* [DATA LINES]:

------------------------------------------------------------------------

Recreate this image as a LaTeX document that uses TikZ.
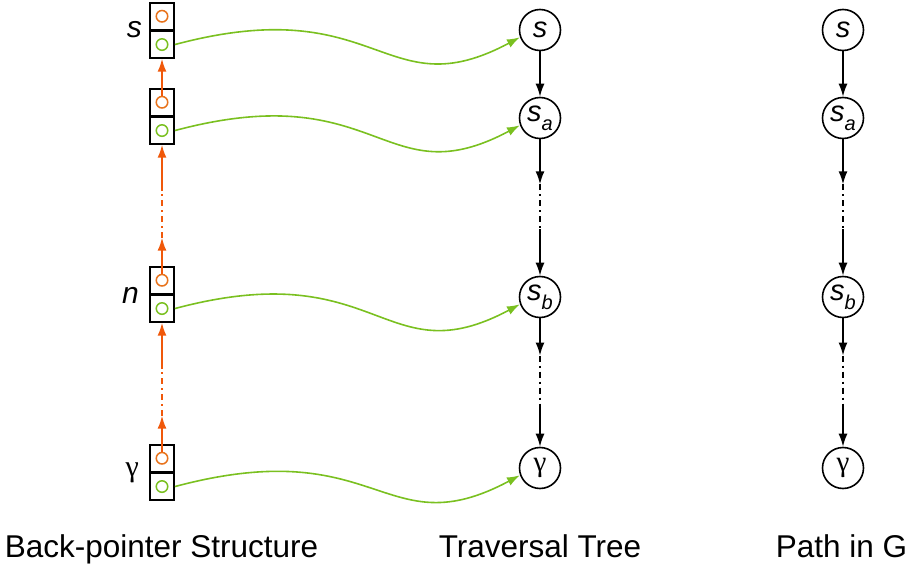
\documentclass[tikz,border=0pt]{standalone}
\usepackage{fontspec}
\setmainfont{Liberation Sans}
\newfontfamily\greekfont{Liberation Serif}
\usetikzlibrary{arrows.meta,calc}
\definecolor{ptrorange}{RGB}{240,88,10}
\definecolor{ringorange}{RGB}{232,115,28}
\definecolor{linkgreen}{RGB}{122,192,32}
\newcommand\lowidx[1]{\raisebox{-0.3em}{\fontsize{20}{20}\selectfont\itshape #1}}

\begin{document}
\begin{tikzpicture}[x=1pt,y=-1pt,
  state/.style={circle,draw,line width=1.6pt,minimum size=41pt,inner sep=0pt,
                font=\fontsize{29}{30}\selectfont},
  cell/.style={draw,line width=1.8pt,minimum width=24pt,minimum height=26.5pt,inner sep=0pt},
  ring/.style={circle,draw,line width=1.5pt,minimum size=11.5pt,inner sep=0pt},
  edge/.style={line width=1.6pt,-{Latex[length=13pt,width=9pt]}},
  gap/.style={line width=1.6pt,dash pattern=on 6pt off 4pt on 2pt off 4pt},
  bp/.style={ptrorange,line width=1.8pt,-{Latex[length=13pt,width=9pt]}},
  bpgap/.style={ptrorange,line width=1.8pt,dash pattern=on 6pt off 4pt on 2pt off 4pt},
  glink/.style={linkgreen,line width=1.6pt,-{Latex[length=13pt,width=9pt]}},
  sidelabel/.style={anchor=east,inner sep=0pt,font=\fontsize{30}{32}\selectfont},
  caption/.style={anchor=base,inner sep=0pt,font=\fontsize{31.5}{36}\selectfont}
]
\useasboundingbox (0,0) rectangle (911,567);

% back-pointer cells: top half holds the parent pointer, bottom half the tree link
\foreach \nm/\y in {1/16.25, 2/102.25, 3/280.25, 4/458.25}{
  \node[cell] (b\nm t) at (162,\y) {};
  \node[cell,anchor=north] (b\nm b) at (b\nm t.south) {};
  \node[ring,draw=ringorange] (o\nm) at (b\nm t.center) {};
  \node[ring,draw=linkgreen] (g\nm) at (b\nm b.center) {};
}

\node[sidelabel] (ls) at (142,29.5) {\itshape s};
\node[sidelabel] (ln) at (139,295) {\itshape n};
\node[sidelabel] (lg) at (139,473) {\greekfont γ};

% traversal tree
\node[state] (t0) at (540,30) {\itshape s};
\node[state] (t1) at (540,118) {\itshape s\lowidx{a}};
\node[state] (t2) at (540,297) {\itshape s\lowidx{b}};
\node[state] (t3) at (540,468) {\greekfont γ};

% path in G
\node[state] (p0) at (843,30) {\itshape s};
\node[state] (p1) at (843,118) {\itshape s\lowidx{a}};
\node[state] (p2) at (843,297) {\itshape s\lowidx{b}};
\node[state] (p3) at (843,468) {\greekfont γ};

% solid tree edges
\draw[edge] (t0) -- (t1);
\draw[edge] (p0) -- (p1);

% elided tree edges: arrow, dash-dot gap, arrow
\foreach \c in {t,p}{
  \coordinate (\c12a) at ($(\c1.south)!0.33!(\c2.north)$);
  \coordinate (\c12b) at ($(\c1.south)!0.66!(\c2.north)$);
  \draw[edge] (\c1) -- (\c12a);
  \draw[gap] (\c12a) -- (\c12b);
  \draw[edge] (\c12b) -- (\c2);
  \coordinate (\c23a) at ($(\c2.south)!0.29!(\c3.north)$);
  \coordinate (\c23b) at ($(\c2.south)!0.67!(\c3.north)$);
  \draw[edge] (\c2) -- (\c23a);
  \draw[gap] (\c23a) -- (\c23b);
  \draw[edge] (\c23b) -- (\c3);
}

% back pointers
\draw[bp] (o2) -- (b1b.south);
\coordinate (bp32a) at ($(o3.north)!0.28!(b2b.south)$);
\coordinate (bp32b) at ($(o3.north)!0.64!(b2b.south)$);
\draw[bp] (o3) -- (bp32a);
\draw[bpgap] (bp32a) -- (bp32b);
\draw[bp] (bp32b) -- (b2b.south);
\coordinate (bp43a) at ($(o4.north)!0.28!(b3b.south)$);
\coordinate (bp43b) at ($(o4.north)!0.64!(b3b.south)$);
\draw[bp] (o4) -- (bp43a);
\draw[bpgap] (bp43a) -- (bp43b);
\draw[bp] (bp43b) -- (b3b.south);

% links from cells to tree nodes
\draw[glink] (b1b.east) .. controls +(206,-55) and +(-137,73) .. (t0.200);
\draw[glink] (b2b.east) .. controls +(206,-55) and +(-137,73) .. (t1.200);
\draw[glink] (b3b.east) .. controls +(206,-55) and +(-137,73) .. (t2.200);
\draw[glink] (b4b.east) .. controls +(206,-55) and +(-137,73) .. (t3.200);

% captions
\node[caption] (c1) at (161.5,557) {Back-pointer Structure};
\node[caption] (c2) at (540,557) {Traversal Tree};
\node[caption] (c3) at (841.5,557) {Path in G};
\end{tikzpicture}
\end{document}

------------------------------------------------------------------------

* [GIVEN PROBLEM]: All of the material above should be reproduced exactly, except the pictures.

* [SOLUTION TO THIS EXERCISE]:
Recreate this image as a LaTeX document that uses TikZ.
\documentclass[tikz,border=0pt]{standalone}
\usepackage{fontspec}
\setmainfont{Liberation Sans}
\newfontfamily\greekfont{Liberation Serif}
\usetikzlibrary{arrows.meta,calc}
\definecolor{ptrorange}{RGB}{240,88,10}
\definecolor{ringorange}{RGB}{232,115,28}
\definecolor{linkgreen}{RGB}{122,192,32}
\newcommand\lowidx[1]{\raisebox{-0.3em}{\fontsize{20}{20}\selectfont\itshape #1}}

\begin{document}
\begin{tikzpicture}[x=1pt,y=-1pt,
  state/.style={circle,draw,line width=1.6pt,minimum size=41pt,inner sep=0pt,
                font=\fontsize{29}{30}\selectfont},
  cell/.style={draw,line width=1.8pt,minimum width=24pt,minimum height=26.5pt,inner sep=0pt},
  ring/.style={circle,draw,line width=1.5pt,minimum size=11.5pt,inner sep=0pt},
  edge/.style={line width=1.6pt,-{Latex[length=13pt,width=9pt]}},
  gap/.style={line width=1.6pt,dash pattern=on 6pt off 4pt on 2pt off 4pt},
  bp/.style={ptrorange,line width=1.8pt,-{Latex[length=13pt,width=9pt]}},
  bpgap/.style={ptrorange,line width=1.8pt,dash pattern=on 6pt off 4pt on 2pt off 4pt},
  glink/.style={linkgreen,line width=1.6pt,-{Latex[length=13pt,width=9pt]}},
  sidelabel/.style={anchor=east,inner sep=0pt,font=\fontsize{30}{32}\selectfont},
  caption/.style={anchor=base,inner sep=0pt,font=\fontsize{31.5}{36}\selectfont}
]
\useasboundingbox (0,0) rectangle (911,567);

% back-pointer cells: top half holds the parent pointer, bottom half the tree link
\foreach \nm/\y in {1/16.25, 2/102.25, 3/280.25, 4/458.25}{
  \node[cell] (b\nm t) at (162,\y) {};
  \node[cell,anchor=north] (b\nm b) at (b\nm t.south) {};
  \node[ring,draw=ringorange] (o\nm) at (b\nm t.center) {};
  \node[ring,draw=linkgreen] (g\nm) at (b\nm b.center) {};
}

\node[sidelabel] (ls) at (142,29.5) {\itshape s};
\node[sidelabel] (ln) at (139,295) {\itshape n};
\node[sidelabel] (lg) at (139,473) {\greekfont γ};

% traversal tree
\node[state] (t0) at (540,30) {\itshape s};
\node[state] (t1) at (540,118) {\itshape s\lowidx{a}};
\node[state] (t2) at (540,297) {\itshape s\lowidx{b}};
\node[state] (t3) at (540,468) {\greekfont γ};

% path in G
\node[state] (p0) at (843,30) {\itshape s};
\node[state] (p1) at (843,118) {\itshape s\lowidx{a}};
\node[state] (p2) at (843,297) {\itshape s\lowidx{b}};
\node[state] (p3) at (843,468) {\greekfont γ};

% solid tree edges
\draw[edge] (t0) -- (t1);
\draw[edge] (p0) -- (p1);

% elided tree edges: arrow, dash-dot gap, arrow
\foreach \c in {t,p}{
  \coordinate (\c12a) at ($(\c1.south)!0.33!(\c2.north)$);
  \coordinate (\c12b) at ($(\c1.south)!0.66!(\c2.north)$);
  \draw[edge] (\c1) -- (\c12a);
  \draw[gap] (\c12a) -- (\c12b);
  \draw[edge] (\c12b) -- (\c2);
  \coordinate (\c23a) at ($(\c2.south)!0.29!(\c3.north)$);
  \coordinate (\c23b) at ($(\c2.south)!0.67!(\c3.north)$);
  \draw[edge] (\c2) -- (\c23a);
  \draw[gap] (\c23a) -- (\c23b);
  \draw[edge] (\c23b) -- (\c3);
}

% back pointers
\draw[bp] (o2) -- (b1b.south);
\coordinate (bp32a) at ($(o3.north)!0.28!(b2b.south)$);
\coordinate (bp32b) at ($(o3.north)!0.64!(b2b.south)$);
\draw[bp] (o3) -- (bp32a);
\draw[bpgap] (bp32a) -- (bp32b);
\draw[bp] (bp32b) -- (b2b.south);
\coordinate (bp43a) at ($(o4.north)!0.28!(b3b.south)$);
\coordinate (bp43b) at ($(o4.north)!0.64!(b3b.south)$);
\draw[bp] (o4) -- (bp43a);
\draw[bpgap] (bp43a) -- (bp43b);
\draw[bp] (bp43b) -- (b3b.south);

% links from cells to tree nodes
\draw[glink] (b1b.east) .. controls +(206,-55) and +(-137,73) .. (t0.200);
\draw[glink] (b2b.east) .. controls +(206,-55) and +(-137,73) .. (t1.200);
\draw[glink] (b3b.east) .. controls +(206,-55) and +(-137,73) .. (t2.200);
\draw[glink] (b4b.east) .. controls +(206,-55) and +(-137,73) .. (t3.200);

% captions
\node[caption] (c1) at (161.5,557) {Back-pointer Structure};
\node[caption] (c2) at (540,557) {Traversal Tree};
\node[caption] (c3) at (841.5,557) {Path in G};
\end{tikzpicture}
\end{document}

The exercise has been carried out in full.